As anyone with a rudimentary understanding of physics will tell you, energy can neither be created nor destroyed; it simply changes form. Taking this universal law and quite literally running with it, Dott Cornwall’s Serious Play project has investigated how to recapture some of the energy of playing children.
Serious Play set out to discover how to harness the kinetic energy expended by children in public playgrounds and feed it back into the electricity supply. But these would be no ordinary public playgrounds: using Dott’s co-discovery and co-design method, the children themselves would have a hand in developing the play equipment, at the same time learning about how energy is transferred from one form to another in the most efficient ways.

At the end of December 2008, play was acknowledged by the Government as a vitally important aspect of children’s lives. The Labour Government introduced the first national Play Strategy and committed £235 million to improve and develop play areas throughout the country. This ten-year national strategy was based on consultation with thousands of children, young people, parents and professionals, and put in print a number of objectives for the right to play for all children.
Although this programme has since been derailed by the coalition Government’s austerity cuts, Dott’s Serious Play has generated a wealth of ideas for how energy-harnessing, codesigned playgrounds could be created in the future. Led by Dott senior producer Mike Hawes, a partner in Falmouth-based spatial design and landscape architecture consultancy Mor Architecture, the Serious Play project was run in collaboration with Joanna Henley from SciArt Solutions, Amy Charman from Academy and 3D design consultancy Boex, as well as the Cornwall Council Play Pathfinder team.
Using the co-discovery approach, the project team built initial ideas for the play equipment centred around four energy themes – water, wind, heat/light and kinetic energy. Each idea linked play and sustainable energy production in an educational way.
Energy-capturing play equipment requires three main components – a cap (or ‘doer’), a stalk (or ‘connector’) and a root (or ‘transformer’). One co-design activity used three rows of cards, each containing different versions of the cap, stalk and root, and gave school children the opportunity to select different combinations, in a fruit machine-style shuffle, to generate ideas for workable prototypes.
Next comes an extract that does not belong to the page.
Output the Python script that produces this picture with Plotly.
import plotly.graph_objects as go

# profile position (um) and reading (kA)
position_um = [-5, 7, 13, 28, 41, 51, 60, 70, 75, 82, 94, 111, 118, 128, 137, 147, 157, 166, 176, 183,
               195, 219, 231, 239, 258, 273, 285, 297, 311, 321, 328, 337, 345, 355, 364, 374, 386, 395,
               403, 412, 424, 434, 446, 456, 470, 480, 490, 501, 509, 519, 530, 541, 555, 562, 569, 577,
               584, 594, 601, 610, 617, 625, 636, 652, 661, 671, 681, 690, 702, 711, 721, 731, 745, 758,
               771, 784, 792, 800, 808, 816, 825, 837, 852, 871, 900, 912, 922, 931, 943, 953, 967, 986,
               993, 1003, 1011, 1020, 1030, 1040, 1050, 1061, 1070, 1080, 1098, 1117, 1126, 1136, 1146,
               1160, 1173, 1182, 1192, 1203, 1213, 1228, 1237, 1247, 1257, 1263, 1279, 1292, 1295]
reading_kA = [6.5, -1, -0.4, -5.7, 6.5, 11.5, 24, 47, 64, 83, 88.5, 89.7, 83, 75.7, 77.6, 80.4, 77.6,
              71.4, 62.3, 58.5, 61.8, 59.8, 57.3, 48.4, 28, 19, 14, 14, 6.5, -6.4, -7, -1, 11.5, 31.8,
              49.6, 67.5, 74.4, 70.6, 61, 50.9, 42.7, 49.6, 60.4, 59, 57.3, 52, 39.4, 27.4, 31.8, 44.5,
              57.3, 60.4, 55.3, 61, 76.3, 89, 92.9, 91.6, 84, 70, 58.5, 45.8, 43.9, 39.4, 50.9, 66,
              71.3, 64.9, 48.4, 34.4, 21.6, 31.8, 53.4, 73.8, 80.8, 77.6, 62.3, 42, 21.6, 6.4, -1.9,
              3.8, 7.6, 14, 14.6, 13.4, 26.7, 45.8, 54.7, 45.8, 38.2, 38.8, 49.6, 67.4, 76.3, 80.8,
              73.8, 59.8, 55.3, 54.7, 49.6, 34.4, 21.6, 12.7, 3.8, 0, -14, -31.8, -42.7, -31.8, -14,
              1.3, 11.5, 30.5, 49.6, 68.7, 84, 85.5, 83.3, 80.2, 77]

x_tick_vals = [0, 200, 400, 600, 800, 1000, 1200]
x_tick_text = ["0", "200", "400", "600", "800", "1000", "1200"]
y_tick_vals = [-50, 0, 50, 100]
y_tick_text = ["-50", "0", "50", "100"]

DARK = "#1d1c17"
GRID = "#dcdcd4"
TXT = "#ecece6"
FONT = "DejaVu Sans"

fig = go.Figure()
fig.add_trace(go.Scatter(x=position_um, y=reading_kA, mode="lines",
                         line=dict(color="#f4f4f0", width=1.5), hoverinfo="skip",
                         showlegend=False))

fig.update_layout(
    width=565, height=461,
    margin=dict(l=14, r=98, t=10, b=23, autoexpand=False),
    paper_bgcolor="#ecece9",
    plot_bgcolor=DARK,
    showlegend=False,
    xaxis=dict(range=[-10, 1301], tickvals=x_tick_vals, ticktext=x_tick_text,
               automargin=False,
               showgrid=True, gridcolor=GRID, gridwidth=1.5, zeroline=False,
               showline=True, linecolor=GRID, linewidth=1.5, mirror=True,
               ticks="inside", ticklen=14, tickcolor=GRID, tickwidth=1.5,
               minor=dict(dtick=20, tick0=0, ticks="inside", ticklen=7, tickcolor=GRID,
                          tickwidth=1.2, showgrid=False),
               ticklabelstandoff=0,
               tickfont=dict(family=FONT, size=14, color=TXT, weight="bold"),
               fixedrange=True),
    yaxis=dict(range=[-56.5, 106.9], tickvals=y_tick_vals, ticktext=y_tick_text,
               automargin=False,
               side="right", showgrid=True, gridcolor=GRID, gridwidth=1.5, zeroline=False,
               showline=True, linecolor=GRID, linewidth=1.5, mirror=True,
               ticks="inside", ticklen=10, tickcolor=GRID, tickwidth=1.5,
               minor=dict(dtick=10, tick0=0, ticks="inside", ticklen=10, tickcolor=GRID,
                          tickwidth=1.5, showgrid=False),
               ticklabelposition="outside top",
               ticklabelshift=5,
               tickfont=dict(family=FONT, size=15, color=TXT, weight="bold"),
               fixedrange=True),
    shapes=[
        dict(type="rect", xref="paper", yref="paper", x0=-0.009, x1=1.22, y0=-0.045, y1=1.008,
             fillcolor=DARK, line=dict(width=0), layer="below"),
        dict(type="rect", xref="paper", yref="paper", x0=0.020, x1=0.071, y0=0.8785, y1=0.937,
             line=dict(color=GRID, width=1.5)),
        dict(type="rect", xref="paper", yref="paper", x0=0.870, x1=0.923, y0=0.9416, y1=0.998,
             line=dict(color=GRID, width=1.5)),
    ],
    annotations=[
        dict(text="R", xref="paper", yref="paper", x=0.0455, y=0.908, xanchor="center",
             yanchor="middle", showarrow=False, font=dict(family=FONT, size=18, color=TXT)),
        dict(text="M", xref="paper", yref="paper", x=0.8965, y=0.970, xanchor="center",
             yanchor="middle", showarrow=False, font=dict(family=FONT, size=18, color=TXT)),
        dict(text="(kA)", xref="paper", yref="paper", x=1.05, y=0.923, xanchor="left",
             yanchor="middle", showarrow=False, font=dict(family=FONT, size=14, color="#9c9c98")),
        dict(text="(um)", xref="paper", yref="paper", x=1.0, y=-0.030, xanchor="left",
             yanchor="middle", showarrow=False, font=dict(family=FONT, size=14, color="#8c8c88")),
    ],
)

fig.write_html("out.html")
Early test equipment was then developed around these themes and presented at the Royal Cornwall Show in June 2010, before heading off on a tour of various other community events around the county. ‘The tour allowed us to use test pieces with children using the co-discovery and co-design methods. The kids were able to tell us which equipment they found fun and we could discover together which were the most efficient in terms of energy production,’ says Hawes.
Through play, the children were able to see how their movement was being translated into energy that illuminated light bulbs or inflated balloons. At the same time, kids were given postcards on which they could draw their own ideas for an energy-harnessing adventure playground. Suggestions ranged from human hamster wheels to exploding bubbles to energy-generating rope swings.
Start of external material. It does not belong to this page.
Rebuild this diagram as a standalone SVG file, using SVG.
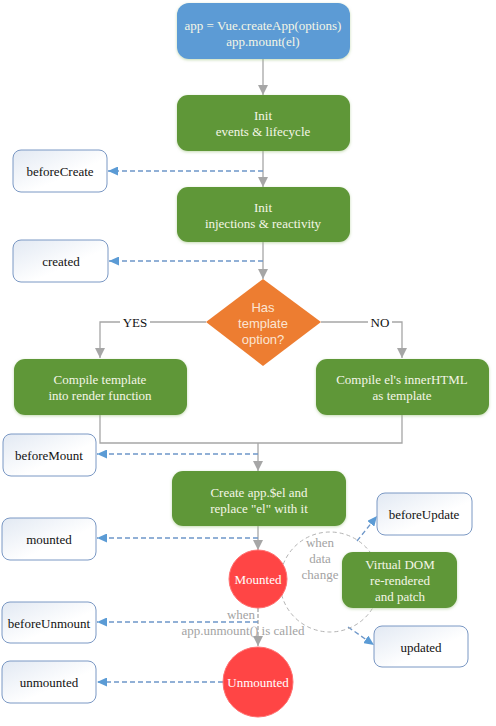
<svg xmlns="http://www.w3.org/2000/svg" width="496" height="726" viewBox="0 0 496 726">
<style>
  text { font-family: "Liberation Serif", "Times New Roman", serif; font-size: 13px; text-anchor: middle; }
  .lt { fill: #F4F6E6; }
  .dk { fill: #111111; }
  .gr { fill: #A3A3A3; }
  .blue { fill: #5B9BD5; }
  .green { fill: #5F9737; }
  .hook { fill: url(#hookGrad); stroke: #7A98C4; stroke-width: 1; }
  .red { fill: #FF4545; stroke: #FF7070; stroke-width: 1; }
  .flow { fill: none; stroke: #A6A6A6; stroke-width: 1.3; }
  .hk { fill: none; stroke: #6E97C9; stroke-width: 1.3; stroke-dasharray: 5 3; }
  .dg { fill: none; stroke: #B3B3B3; stroke-width: 1; stroke-dasharray: 4 3; }
</style>
<defs>
  <linearGradient id="hookGrad" x1="0" y1="0" x2="1" y2="1">
    <stop offset="0" stop-color="#E2E9F3"/>
    <stop offset="0.6" stop-color="#FFFFFF"/>
    <stop offset="1" stop-color="#FFFFFF"/>
  </linearGradient>
  <filter id="glow" x="-10%" y="-20%" width="120%" height="140%">
    <feDropShadow dx="0" dy="1" stdDeviation="1.5" flood-color="#9DC27F" flood-opacity="0.6"/>
  </filter>
  <marker id="ag" markerUnits="userSpaceOnUse" markerWidth="10" markerHeight="10" viewBox="0 0 10 10" refX="10" refY="5" orient="auto">
    <path d="M0,0 L10,5 L0,10 Z" fill="#A6A6A6"/>
  </marker>
  <marker id="ab" markerUnits="userSpaceOnUse" markerWidth="10" markerHeight="9" viewBox="0 0 10 9" refX="10" refY="4.5" orient="auto">
    <path d="M0,0 L10,4.5 L0,9 Z" fill="#5B9BD5"/>
  </marker>
</defs>

<g id="connectors">
  <line class="flow" x1="263" y1="59" x2="263" y2="95" marker-end="url(#ag)"/>
  <line class="flow" x1="263" y1="151" x2="263" y2="187" marker-end="url(#ag)"/>
  <line class="flow" x1="263" y1="242" x2="263" y2="279" marker-end="url(#ag)"/>
  <polyline class="flow" points="206,322 100,322 100,358" marker-end="url(#ag)"/>
  <polyline class="flow" points="321,322 402,322 402,358" marker-end="url(#ag)"/>
  <polyline class="flow" points="100,415 100,443 402,443 402,415"/>
  <line class="flow" x1="258" y1="443" x2="258" y2="471" marker-end="url(#ag)"/>
  <line class="flow" x1="258" y1="526" x2="258" y2="550" marker-end="url(#ag)"/>
  <line class="flow" x1="258" y1="608" x2="258" y2="646" stroke-dasharray="4 2" marker-end="url(#ag)"/>

  <line class="hk" x1="263" y1="171" x2="108" y2="171" marker-end="url(#ab)"/>
  <line class="hk" x1="263" y1="261" x2="109" y2="261" marker-end="url(#ab)"/>
  <line class="hk" x1="258" y1="454" x2="97" y2="454" marker-end="url(#ab)"/>
  <line class="hk" x1="258" y1="538" x2="97" y2="538" marker-end="url(#ab)"/>
  <line class="hk" x1="258" y1="622" x2="97" y2="622" marker-end="url(#ab)"/>
  <line class="hk" x1="223" y1="682" x2="97" y2="682" marker-end="url(#ab)"/>
  <line class="hk" x1="357" y1="541" x2="377" y2="516" marker-end="url(#ab)"/>
  <line class="hk" x1="348" y1="627" x2="374" y2="645" marker-end="url(#ab)"/>

  <circle class="dg" cx="330" cy="582" r="50"/>

  <rect x="120" y="314" width="30" height="16" fill="#FFFFFF"/>
  <text class="dk" x="135" y="326.5">YES</text>
  <rect x="368" y="314" width="24" height="16" fill="#FFFFFF"/>
  <text class="dk" x="380" y="326.5">NO</text>

  <text class="gr" x="241" y="618.5">when</text>
  <text class="gr" x="243" y="634.5">app.unmount() is called</text>
  <text class="gr" x="320" y="546.5">when</text>
  <text class="gr" x="320" y="562.5">data</text>
  <text class="gr" x="320" y="578.5">change</text>
</g>

<g id="start">
  <rect class="blue" x="177" y="3" width="173" height="56" rx="12" filter="url(#glow)"/>
  <text class="lt" x="263" y="29.5">app = Vue.createApp(options)</text>
  <text class="lt" x="263" y="45.5">app.mount(el)</text>
</g>

<g id="init-events">
  <rect class="green" x="177" y="95" width="173" height="56" rx="11" filter="url(#glow)"/>
  <text class="lt" x="263" y="119.5">Init</text>
  <text class="lt" x="263" y="135.5">events &amp; lifecycle</text>
</g>

<g id="beforeCreate">
  <rect class="hook" x="13" y="150" width="94" height="42" rx="8"/>
  <text class="dk" x="60" y="175.5">beforeCreate</text>
</g>

<g id="init-injections">
  <rect class="green" x="177" y="187" width="173" height="55" rx="11" filter="url(#glow)"/>
  <text class="lt" x="263" y="211.5">Init</text>
  <text class="lt" x="263" y="227.5">injections &amp; reactivity</text>
</g>

<g id="created">
  <rect class="hook" x="13" y="240" width="95" height="42" rx="8"/>
  <text class="dk" x="61" y="265.5">created</text>
</g>

<g id="has-template">
  <polygon points="263,279 321,322 263,366 206,322" fill="#ED7D31"/>
  <text x="263" y="311.5" style="font-family:'Liberation Sans', Arial, sans-serif; fill:#FBE5D3">Has</text>
  <text x="263" y="327.5" style="font-family:'Liberation Sans', Arial, sans-serif; fill:#FBE5D3">template</text>
  <text x="263" y="343.5" style="font-family:'Liberation Sans', Arial, sans-serif; fill:#FBE5D3">option?</text>
</g>

<g id="compile-template">
  <rect class="green" x="14" y="359" width="173" height="56" rx="11" filter="url(#glow)"/>
  <text class="lt" x="100" y="383.5">Compile template</text>
  <text class="lt" x="100" y="399.5">into render function</text>
</g>

<g id="compile-el">
  <rect class="green" x="316" y="359" width="173" height="56" rx="11" filter="url(#glow)"/>
  <text class="lt" x="402" y="383.5">Compile el's innerHTML</text>
  <text class="lt" x="402" y="399.5">as template</text>
</g>

<g id="beforeMount">
  <rect class="hook" x="3" y="434" width="93" height="42" rx="8"/>
  <text class="dk" x="49" y="459.5">beforeMount</text>
</g>

<g id="create-el">
  <rect class="green" x="172" y="471" width="174" height="55" rx="11" filter="url(#glow)"/>
  <text class="lt" x="259" y="496.5">Create app.$el and</text>
  <text class="lt" x="259" y="512.5">replace "el" with it</text>
</g>

<g id="mounted-hook">
  <rect class="hook" x="2" y="518" width="94" height="42" rx="8"/>
  <text class="dk" x="49" y="543.5">mounted</text>
</g>

<g id="mounted-state">
  <circle class="red" cx="258" cy="579" r="29"/>
  <text class="lt" x="258" y="583.5" style="fill:#FFFFFF">Mounted</text>
</g>

<g id="beforeUpdate">
  <rect class="hook" x="377" y="493" width="95" height="42" rx="8"/>
  <text class="dk" x="424" y="518.5">beforeUpdate</text>
</g>

<g id="virtual-dom">
  <rect class="green" x="342" y="552" width="115" height="56" rx="11" filter="url(#glow)"/>
  <text class="lt" x="400" y="568.5">Virtual DOM</text>
  <text class="lt" x="400" y="584.5">re-rendered</text>
  <text class="lt" x="400" y="600.5">and patch</text>
</g>

<g id="updated">
  <rect class="hook" x="374" y="626" width="94" height="41" rx="8"/>
  <text class="dk" x="421" y="651.5">updated</text>
</g>

<g id="beforeUnmount">
  <rect class="hook" x="2" y="602" width="94" height="41" rx="8"/>
  <text class="dk" x="49" y="627.5">beforeUnmount</text>
</g>

<g id="unmounted-state">
  <circle class="red" cx="258" cy="682" r="35"/>
  <text class="lt" x="258" y="686.5" style="fill:#FFFFFF">Unmounted</text>
</g>

<g id="unmounted-hook">
  <rect class="hook" x="2" y="661" width="94" height="42" rx="8"/>
  <text class="dk" x="49" y="686.5">unmounted</text>
</g>
</svg>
Although the test pieces had no practical application, a festive demonstration of kid power took place on Lemon Quay in Truro in December last year, revealing how kinetic play could be used to power the lights on a Christmas tree. Ultimately, it is hoped that the co-designed playgrounds would actually return the energy to the National Grid.
Like all Dott projects, Serious Play addresses a range of important social issues. NHS statistics reportedly show that almost a quarter of children are classed as overweight or obese by the time they start primary school, while more than a third are when they leave, aged 11. For this reason alone, communities need appealing playgrounds so that children have somewhere to burn off energy. At the same time, renewable energy and sustainable living are high on the agenda for many individuals, as well as national governments, and the prospect of capturing energy is appealing.
And because Serious Play uses Dott’s co-design and co-build strategy, children and other community residents will take real ownership of the resulting playgrounds, which is likely to act as a deterrent to vandalism. Skills developed during the process can also be fed back into the community, embedding sustainable energy production and a design legacy in the area.
Because Serious Play uses Dott’s co-design and cobuild strategy, children and other residents will take real ownership of the resulting playgrounds, which is likely to act as a deterrent to vandalism
The future of the Play Strategy remains uncertain as the Government continues funding cuts in order to reduce the national budget deficit. And although final equipment designs had not been completed when the Serious Play project came to an end, Hawes is hoping that the knowledge and ideas generated through the co-discovery and co-design activities can be applied to new playground builds in Cornwall, perhaps when the funding climate improves.
In the long term, the Serious Play’s design ideas aim to see playtime celebrated for its part in making local energy generation accessible, educational and part of community.